Permasalahan pengelolaan limbah tidak hanya terjadi terhadap limbah medis yang berbentuk padat tetapi juga dalam bentuk cair yang perlu dikelola dengan baik. Limbah cair yang dihasilkan dari fasilitas pelayanan kesehatan baik itu limbah cair medis maupun limbah cair non medis harus dikelola melalui Instalasi Pengolahan Air Limbah (IPAL) dimana kualitas limbah cair harus dipantau dan dipastikan memenuhi baku mutu yang telah ditentukan. Pada kenyataannya, tidak semua fasilitas pelayanan kesehatan memiliki IPAL dan tidak semua IPAL yang ada memenuhi kualitas limbah cair yang dipersyaratkan. Dampaknya adalah terjadinya gangguan estetika, bau, pencemaran lingkungan dan memungkinkan terjadinya infeksi nosokomial bagi petugas dan orang yang berada di sekitarnya. Limbah gas dan limbah B3 lainnya juga perlu dilakukan pengelolaan sesuai standar karena pengelolaan yang salah akan menimbulkan dampak keselamatan dan kesehatan bagi petugas dan orang sekitarnya termasuk pasien dan masyarakat yang tinggal di sekitar fasilitas pelayanan kesehatan serta dapat berdampak pada pencemaran lingkungan yang pada akhirnya akan merugikan masyarakat secara luas.

Kewajiban dalam pengelolaan terhadap limbah yang dihasilkan sudah diatur dalam “Undang – Undang Nomor 32 Tahun 2009 tentang Perlindungan dan Pengelolaan Lingkungan Hidup” termasuk mengenai sanksi hukumnya.

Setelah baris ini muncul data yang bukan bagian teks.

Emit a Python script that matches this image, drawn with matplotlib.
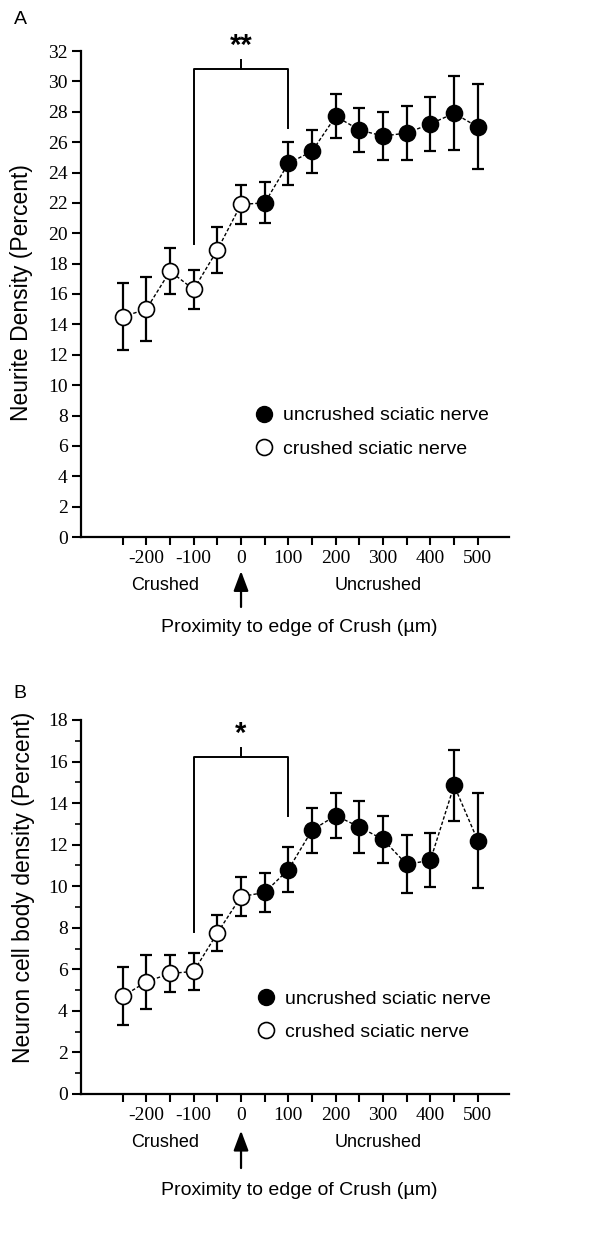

Pada pasal 103 undang – undang tersebut jelas dinyatakan bahwa bagi penghasil limbah B3 yang tidak melakukan upaya pengelolaan mulai dari kegiatan pengurangan, penyimpanan, pengumpulan, pengangkutan, pemanfaatan dan / atau pengolahan termasuk penimbunan limbah B3 seperti yang disebutkan dalam pasal 59 dapat dikenakan sanksi pidana dan denda. Pada pasal tersebut disebutkan sanksinya bahwa “dipidana dengan penjara minimal 1 tahun dan maksimal 3 tahun serta denda minimal Rp 1 Milyar dan maksimal Rp 3 Milyar” . Apabila tidak terdapat teknologi atau sistem pengelolaan di tempat penghasil limbah maka upaya pengelolaan lanjutannya dapat dipihak ketigakan namun harus memenuhi persyaratan legalitas perizinan yang berlaku. Oleh karena itu jelas pengelolaan limbah merupakan hal yang serius yang tidak dapat dikesampingkan, mengingat dampaknya terhadap keselamatan, kesehatan dan lingkungan serta sanksi hukumnya.